Now that you’re tuned into the panic, you can boil down what you’re panicking over into questions. After you get one question answered, there will be a next one. Keep asking questions and providing answers until you have a mini-plan for your what ifs. Then you’ll be able to stop panicking.

Examples of How to Tell the Truth and Stop Panicking

First, questions that address what I’m panicking over, followed by mini-plans that help me stop panicking:

What if I can’t stand his behavior?

Over the past 10 months, I’ve created a support network and broken my silence about the abuse in my marriage. I have friends and professionals who will support me through tough situations – I don’t have to deal with it alone. Besides, I’ve stood his behavior for a very long time and I’m not dead yet.

What if he overpowers me mentally and emotionally and I shrink back into nothingness?

You know, he has a lot of practice overpowering me. It’s a real concern. At times, I might feel overpowered and alone.

But I know that feeling now.
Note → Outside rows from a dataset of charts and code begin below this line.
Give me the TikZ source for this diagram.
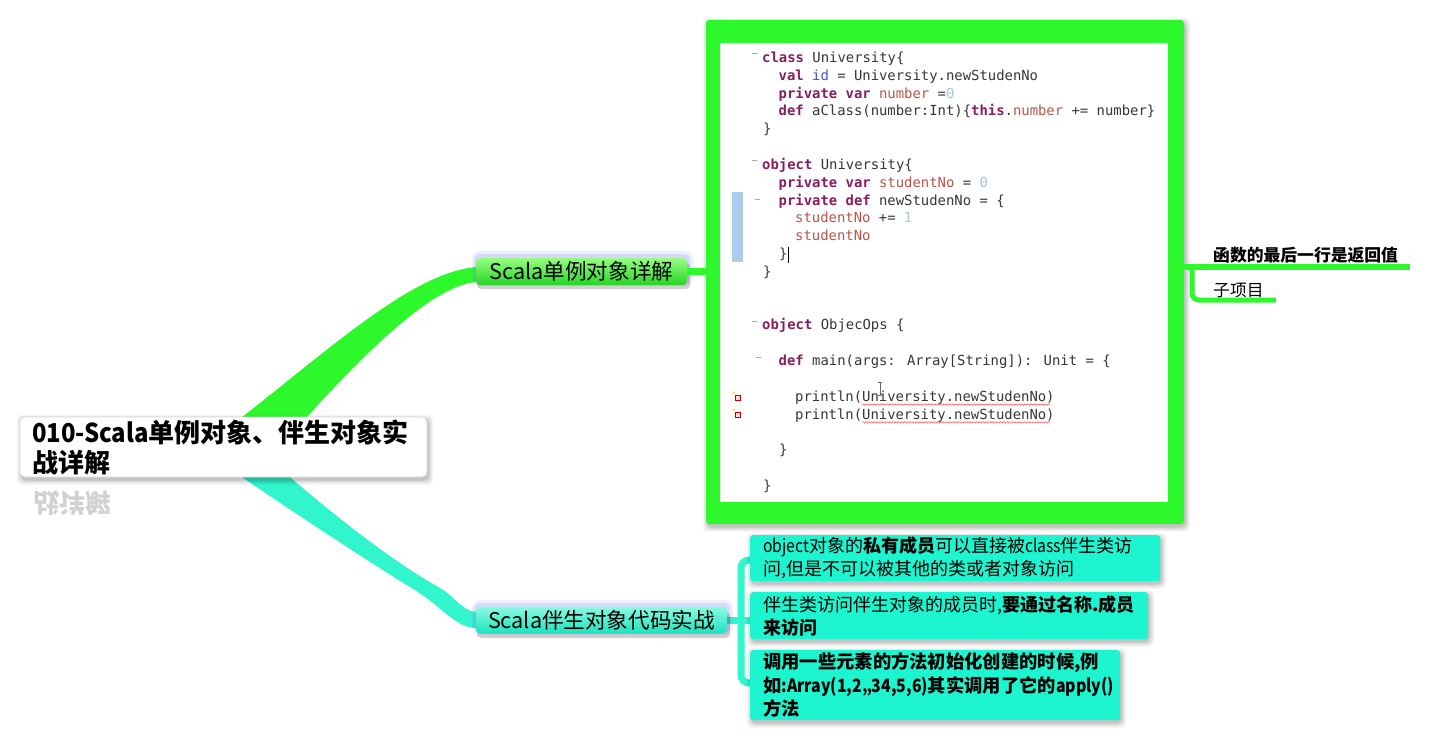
\documentclass[tikz,border=0pt]{standalone}
\usepackage{fontspec}
\setmainfont{Noto Sans CJK SC}
\newfontfamily\codefont{DejaVu Sans Mono}
\usetikzlibrary{calc,decorations.pathmorphing}
\pgfdeclarelayer{bg}
\pgfsetlayers{bg,main}

\definecolor{grn}{RGB}{44,248,44}
\definecolor{grnTop}{RGB}{150,255,130}
\definecolor{grnBot}{RGB}{38,212,38}
\definecolor{tq}{RGB}{28,245,208}
\definecolor{tqTop}{RGB}{140,250,225}
\definecolor{tqBot}{RGB}{28,226,190}
\definecolor{tqband}{RGB}{48,245,205}
\definecolor{glow}{RGB}{120,120,255}
\definecolor{kwc}{RGB}{135,30,95}
\definecolor{fldc}{RGB}{185,85,75}
\definecolor{idc}{RGB}{70,85,200}
\definecolor{numc}{RGB}{170,195,225}
\definecolor{codec}{RGB}{55,55,55}
\definecolor{barc}{RGB}{170,205,235}

\newcommand{\kw}[1]{\textcolor{kwc}{\bfseries #1}}
\newcommand{\fld}[1]{\textcolor{fldc}{#1}}
\newcommand{\nm}[1]{\textcolor{numc}{#1}}
\newcommand{\narrow}[2]{{\addfontfeatures{FakeStretch=#1}#2}}
\newcommand{\softshadow}[4]{%
  \foreach \dd/\op in {5/0.035,3.5/0.05,2/0.07,0.5/0.09}{%
    \fill[black,opacity=\op,rounded corners=5pt] (#1-\dd+1.5,#2-\dd+2.5) rectangle (#3+\dd+1.5,#4+\dd+3);}}

\begin{document}
\begin{tikzpicture}[x=1pt,y=-1pt,
  rootbox/.style={fill=white,draw=black!15,line width=0.6pt,rounded corners=5pt,
    text width=383pt,inner xsep=12pt,inner ysep=0pt,minimum height=60pt,align=left,
    font=\fontsize{26}{30}\selectfont\bfseries},
  topicA/.style={rounded corners=4pt,top color=grnTop,bottom color=grnBot,
    minimum width=211pt,minimum height=27pt,inner sep=0pt,font=\fontsize{21.6}{24}\selectfont},
  topicB/.style={rounded corners=4pt,top color=tqTop,bottom color=tqBot,
    minimum width=251pt,minimum height=27pt,inner sep=0pt,font=\fontsize{21.6}{24}\selectfont},
  noteBox/.style={fill=tq,rounded corners=3pt,anchor=north west,inner xsep=13pt,inner ysep=0pt,
    align=left,font=\fontsize{18}{23.3}\selectfont},
  codeline/.style={anchor=base west,inner sep=0pt,font=\codefont\fontsize{13.9}{16}\selectfont,text=codec},
  flabel/.style={inner xsep=12pt,inner ysep=2pt,font=\fontsize{16.8}{20}\selectfont},
  fold/.style={draw=black!35,line width=0.9pt}
]
\useasboundingbox (0,0) rectangle (1430,742);
\begin{pgfonlayer}{bg}
\fill[white] (0,0) rectangle (1430,742);
\end{pgfonlayer}

% ---------- root ----------
\softshadow{20}{417}{427}{477}
\node[rootbox] (root) at (223.5,447) {\narrow{0.92}{010-Scala}单例对象、伴生对象实\\战详解};
\node[text=black!18,inner sep=0pt,anchor=west] (refl) at (33,503)
  {\scalebox{1}[-1]{\fontsize{26}{30}\selectfont\bfseries 战详解}};

% ---------- topic 1 ----------
\fill[glow,opacity=.12,rounded corners=8pt] (472,251) rectangle (693,286);
\fill[glow,opacity=.18,rounded corners=6pt] (474,254) rectangle (690,284);
\fill[black,opacity=.18,rounded corners=4pt] (477,263) rectangle (690,289);
\node[topicA] (n1) at (581.5,271.5) {Scala单例对象详解};

% ---------- topic 2 ----------
\fill[glow,opacity=.12,rounded corners=8pt] (472,600) rectangle (733,635);
\fill[glow,opacity=.18,rounded corners=6pt] (474,603) rectangle (730,633);
\fill[black,opacity=.18,rounded corners=4pt] (477,612) rectangle (730,638);
\node[topicB] (n2) at (601.5,620) {Scala伴生对象代码实战};

% ---------- branches (background) ----------
\begin{pgfonlayer}{bg}
\fill[grn] ($(root.north)+(8.5,8)$) .. controls (320,358) and (410,272) .. ($(n1.west)+(1,-4.5)$)
  -- ($(n1.west)+(1,10.5)$) .. controls (440,284) and (380,335) .. ($(root.north)+(76.5,8)$) -- cycle;
\fill[tqband] ($(root.south)+(58.5,-7)$) .. controls (330,512) and (390,560) .. (440,588)
  .. controls (454,596) and (463,612) .. ($(n2.west)+(1,-8)$)
  -- ($(n2.west)+(1,8)$) .. controls (456,628) and (443,608) .. (418,592)
  .. controls (372,564) and (290,510) .. ($(root.south)+(8.5,-7)$) -- cycle;
\end{pgfonlayer}

% ---------- image frame ----------
\softshadow{706}{20}{1184}{524}
\node[fill=grn,rounded corners=3pt,minimum width=478pt,minimum height=504pt,inner sep=0pt] (img) at (945,272) {};
\node[fill=white,minimum width=448pt,minimum height=459pt,inner sep=0pt] (shot) at (944,272.5) {};
\draw[black!12,line width=0.5pt] (shot.north west) -- (shot.south west);

% code
\fill[barc] (732,192) rectangle (743,262);
\foreach \yy/\xx in {53/752,160/752,199/755,321/752,357/756}{\draw[fold] (\xx,\yy) -- (\xx+5,\yy);}
\node[codeline] (c0) at (762,62.5) {\kw{class} University\{};
\node[codeline] (c1) at (778.5,80.33) {\kw{val} \textcolor{idc}{id} = University.newStudenNo};
\node[codeline] (c2) at (778.5,98.16) {\kw{private} \kw{var} \fld{number} =\nm{0}};
\node[codeline] (c3) at (778.5,115.99) {\kw{def} aClass(number:Int)\{\kw{this}.\fld{number} += number\}};
\node[codeline] (c4) at (763,133.82) {\}};
\node[codeline] (c6) at (762,169.48) {\kw{object} University\{};
\node[codeline] (c7) at (778.5,187.31) {\kw{private} \kw{var} \fld{studentNo} = \nm{0}};
\node[codeline] (c8) at (778.5,205.14) {\kw{private} \kw{def} newStudenNo = \{};
\node[codeline] (c9) at (795,222.97) {\fld{studentNo} += \nm{1}};
\node[codeline] (c10) at (795,240.8) {\fld{studentNo}};
\node[codeline] (c11) at (779,258.63) {\}};
\draw[black,line width=0.9pt] (788,247) -- (788,263);
\node[codeline] (c12) at (763,276.46) {\}};
\node[codeline] (c15) at (762,329.95) {\kw{object} ObjecOps \{};
\node[codeline] (c17) at (778.5,365.61) {\kw{def} main(args: Array[String]): Unit = \{};
\node[codeline] (c19) at (795,401.27) {println(University.newStudenNo)};
\node[codeline] (c20) at (795,419.1) {println(University.newStudenNo)};
\node[codeline] (c22) at (779,454.76) {\}};
\node[codeline] (c24) at (763,490.42) {\}};
\foreach \yy in {404.5,422.3}{\draw[red!70,line width=0.5pt,decorate,decoration={snake,amplitude=0.7pt,segment length=3pt}] (862,\yy) -- (1050,\yy);}
\draw[black!60,line width=0.7pt] (880,382) -- (880,395) (878,382) -- (882,382) (878,395) -- (882,395);
\foreach \yy in {397,414}{
  \fill[yellow!60!orange,opacity=.6] (734,\yy-4) circle (1.6pt);
  \draw[red!75!black,line width=0.6pt,fill=red!15] (735,\yy-2) rectangle (740,\yy+3);}

% ---------- connectors of topic 1 ----------
\draw[grn,line width=7pt] (n1.east) -- (n1.east -| img.west);
\coordinate (j1) at (1192,267);
\node[flabel,anchor=south west,font=\fontsize{16.8}{20}\selectfont\bfseries] (f1) at (1201,265) {函数的最后一行是返回值};
\node[flabel,anchor=west] (f2) at (1201,290) {子项目};
\draw[grn,line width=5pt,rounded corners=7pt] (j1) |- ($(f2.east)+(0,10)$);
\draw[grn,line width=6pt] (img.east |- j1) -- (j1) -- (j1 -| f1.east);

% ---------- notes of topic 2 ----------
\softshadow{750}{535}{1160}{581}
\softshadow{750}{592}{1148}{639}
\softshadow{750}{650}{1120}{720}
\node[noteBox,text width=384pt,minimum height=46pt] (bA) at (750,535)
  {\narrow{0.87}{object}对象的\textbf{私有成员}可以直接被\narrow{0.87}{class}伴生类访\\问,但是不可以被其他的类或者对象访问};
\node[noteBox,text width=372pt,minimum height=47pt] (bB) at (750,592)
  {伴生类访问伴生对象的成员时,\textbf{要通过名称.成员}\\\textbf{来访问}};
\node[noteBox,text width=344pt,minimum height=70pt,font=\fontsize{18.3}{23.5}\selectfont\bfseries] (bC) at (750,650)
  {调用一些元素的方法初始化创建的时候,例\\如\narrow{0.865}{:Array(1,2,,34,5,6)}其实调用了它的\narrow{0.865}{apply()}\\方法};
\coordinate (j2) at (741,620);
\begin{pgfonlayer}{bg}
\draw[tqband,line width=7pt] (n2.east) -- (j2);
\draw[tqband,line width=7pt,rounded corners=8pt] (bA.west |- 0,560) -| (j2) |- (bC.west |- 0,683);
\draw[tqband,line width=7pt] (j2) -- (bB.west |- j2);
\end{pgfonlayer}
\end{tikzpicture}
\end{document}
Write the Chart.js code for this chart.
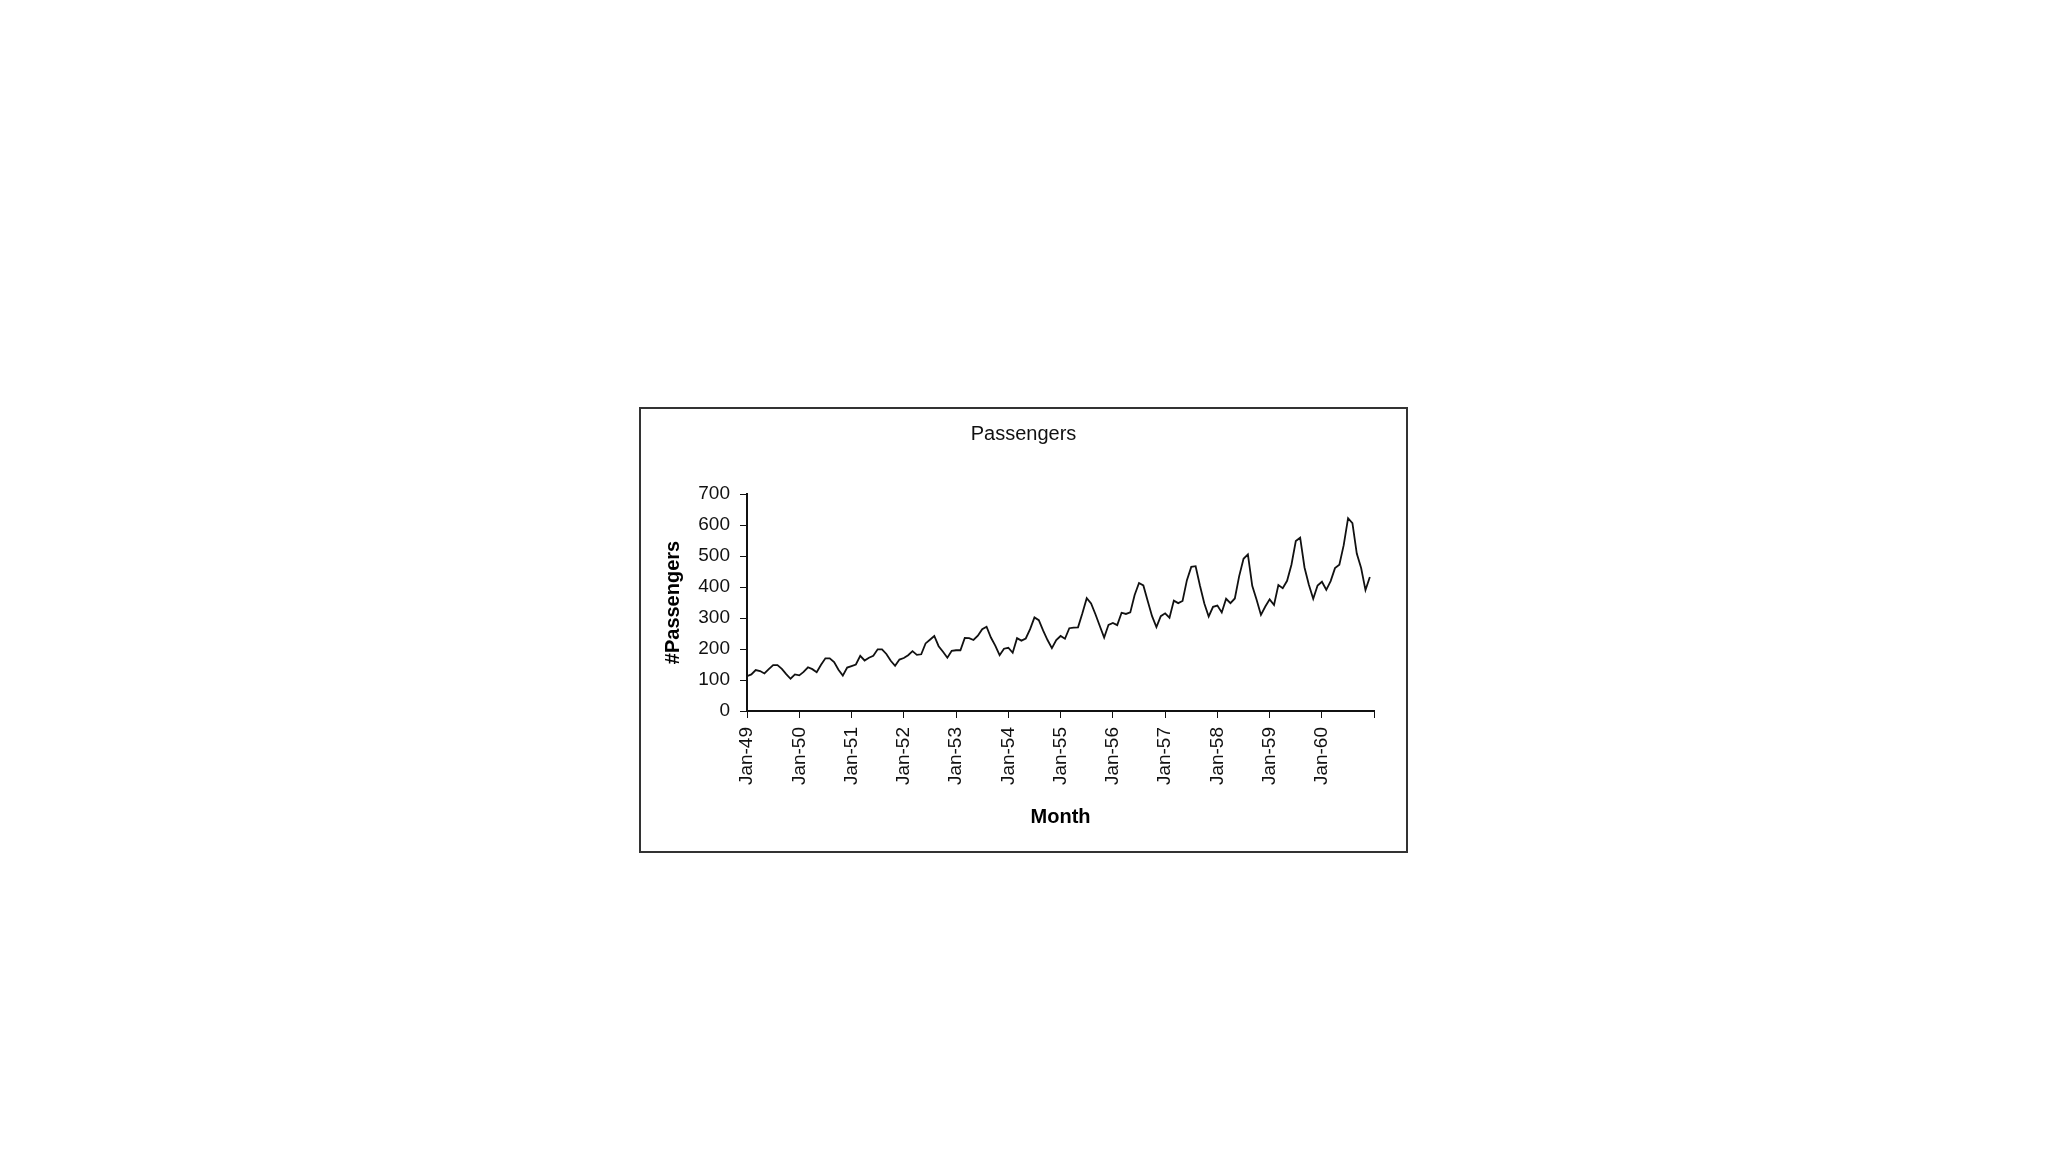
<!DOCTYPE html>
<html>
<head>
<meta charset="utf-8">
<script src="https://cdn.jsdelivr.net/npm/chart.js@4/dist/chart.umd.min.js"></script>
<style>
  html, body { margin: 0; padding: 0; background: #fff; }
  #frame {
    position: absolute; left: 639px; top: 407px;
    width: 769px; height: 446px;
    border: 2px solid #333; box-sizing: border-box; background: #fff;
  }
  #theGraph { display: block; }
</style>
</head>
<body>
<div id="frame"><canvas id="theGraph" width="765" height="442"></canvas></div>
<script>
// monthly passengers, one array per year (Jan..Dec)
var y1949 = [112, 118, 132, 129, 121, 135, 148, 148, 136, 119, 104, 118];
var y1950 = [115, 126, 141, 135, 125, 149, 170, 170, 158, 133, 114, 140];
var y1951 = [145, 150, 178, 163, 172, 178, 199, 199, 184, 162, 146, 166];
var y1952 = [171, 180, 193, 181, 183, 218, 230, 242, 209, 191, 172, 194];
var y1953 = [196, 196, 236, 235, 229, 243, 264, 272, 237, 211, 180, 201];
var y1954 = [204, 188, 235, 227, 234, 264, 302, 293, 259, 229, 203, 229];
var y1955 = [242, 233, 267, 269, 270, 315, 364, 347, 312, 274, 237, 278];
var y1956 = [284, 277, 317, 313, 318, 374, 413, 405, 355, 306, 271, 306];
var y1957 = [315, 301, 356, 348, 355, 422, 465, 467, 404, 347, 305, 336];
var y1958 = [340, 318, 362, 348, 363, 435, 491, 505, 404, 359, 310, 337];
var y1959 = [360, 342, 406, 396, 420, 472, 548, 559, 463, 407, 362, 405];
var y1960 = [417, 391, 419, 461, 472, 535, 622, 606, 508, 461, 390, 432];

var tickLabels = ["Jan-49", "Jan-50", "Jan-51", "Jan-52", "Jan-53", "Jan-54",
                  "Jan-55", "Jan-56", "Jan-57", "Jan-58", "Jan-59", "Jan-60"];

var passengers = [].concat(y1949, y1950, y1951, y1952, y1953, y1954,
                           y1955, y1956, y1957, y1958, y1959, y1960);
var points = passengers.map(function (v, i) { return { x: i, y: v }; });

var ctx = document.getElementById('theGraph').getContext('2d');

var chart = new Chart(ctx, {
  type: 'line',
  data: {
    datasets: [{
      label: "Passengers",
      data: points,
      borderColor: '#111',
      borderWidth: 1.8,
      pointRadius: 0,
      tension: 0,
      fill: false
    }]
  },
  options: {
    responsive: false,
    animation: false,
    devicePixelRatio: 1,
    layout: { padding: 0 },
    plugins: {
      legend: { display: false },
      tooltip: { enabled: false },
      title: {
        display: true,
        text: "Passengers",
        color: '#111',
        font: { family: "Liberation Sans", size: 20, weight: 'normal' },
        padding: { top: 13, bottom: 48 }
      }
    },
    scales: {
      x: {
        type: 'linear',
        min: 0, max: 144,
        afterFit: function (s) { s.height = 140; },
        grid: { drawOnChartArea: false, color: '#111', tickLength: 7 },
        border: { color: '#111', width: 2 },
        ticks: {
          stepSize: 12,
          autoSkip: false,
          minRotation: 90, maxRotation: 90,
          padding: 9,
          color: '#111',
          font: { family: "Liberation Sans", size: 19 },
          callback: function (v) { return v < 144 ? tickLabels[v / 12] : ''; }
        },
        title: {
          display: true, text: "Month", color: '#000',
          font: { family: "Liberation Sans", size: 20, weight: 'bold' },
          padding: { top: 0, bottom: 22 }
        }
      },
      y: {
        min: 0, max: 700,
        afterFit: function (s) { s.width = 106; },
        grid: { drawOnChartArea: false, color: '#111', tickLength: 7 },
        border: { color: '#111', width: 2 },
        ticks: {
          stepSize: 100,
          padding: 10,
          color: '#111',
          font: { family: "Liberation Sans", size: 19 }
        },
        title: {
          display: true, text: "#Passengers", color: '#000',
          font: { family: "Liberation Sans", size: 20, weight: 'bold' },
          padding: { top: 20, bottom: 0 }
        }
      },
      // empty right-hand axis, only keeps the gap between plot and frame
      spacer: {
        type: 'linear',
        position: 'right',
        afterFit: function (s) { s.width = 31; },
        grid: { display: false },
        border: { display: false },
        ticks: { display: false }
      }
    }
  }
});
</script>
</body>
</html>
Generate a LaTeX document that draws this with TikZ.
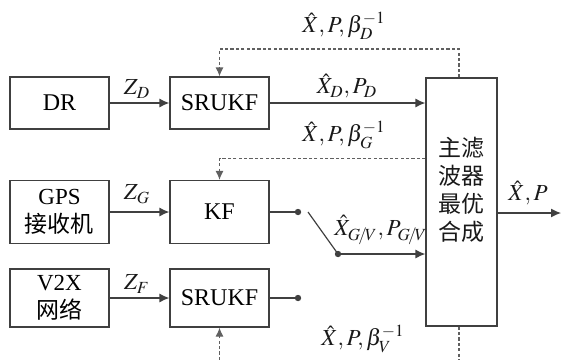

I know that feeling isn’t right. I know that feeling is only a sign that I need to do something differently. The feeling is not the end, but the beginning. If I feel that feeling, it’s a sign to me to review the situation, decide what boundaries he crossed, and analyze my responses for what did or didn’t work. I can build from that point forward.

Maybe it’s the Pollyanna in me, but I cannot truly conceive of me shrinking back into nothingness. It’s just not gonna happen.

What if he turns the boys against me?

If he does, then I have the history of love and honesty with our boys to combat anything their father tells them. It is going to take more than a few comments or secret conversations to turn those boys against me. And besides, I don’t have to play the game. I don’t have to defend myself to the boys. I don’t have to say bad things about my husband to the boys. That’s just not me.

What if he leaves me? What if I decide it’s best for me to leave him?

Then that’s that, isn’t it? Leaving my marriage does not automatically cut him from my life, and I know that. That is part of the reason I chose not to leave months before. And if I’m on my own with no income, no way to support myself and the boys, then I have family who will support me as I get up on my feet. I won’t need that type of support forever, and I will repay it with interest in the future. Leaving isn’t the end of my world – it’s my last choice, but not the end of me.

What if I have to leave the house to escape the anger so much that I cannot be at home when he is?

Now that, my friends, would truly suck. I think I’ve identified a sticking point in my plan. This is a very good thing because now I can think of a better plan. Although I hope to stop the abuse as it occurs, many of the available tools in my arsenal assume that Will also wants to stop the abuse. I will go over my planned responses (aka boundaries) and come up with some solutions that don’t require me to leave the house every time something goes awry.

What if he is not willing to stop his abusive tactics? What if he won’t work with me to change the dynamic in our marriage?

He has said that he does wish for it to stop, and second-guessing him is not going to get me to calm. I must simply wait and watch what he does. He can say anything, but being aware of what he does is the key.

Plus, there is some mandatory counseling he must attend when he returns due to the event that happened last December. If he truly wants the abuse to stop, then the counseling will be valuable to him and will help him to overcome the negative behaviors he exhibits with me.

Okay. I think the panic is gone. And whaddya know? I didn’t have to shrink back into myself to find the calm.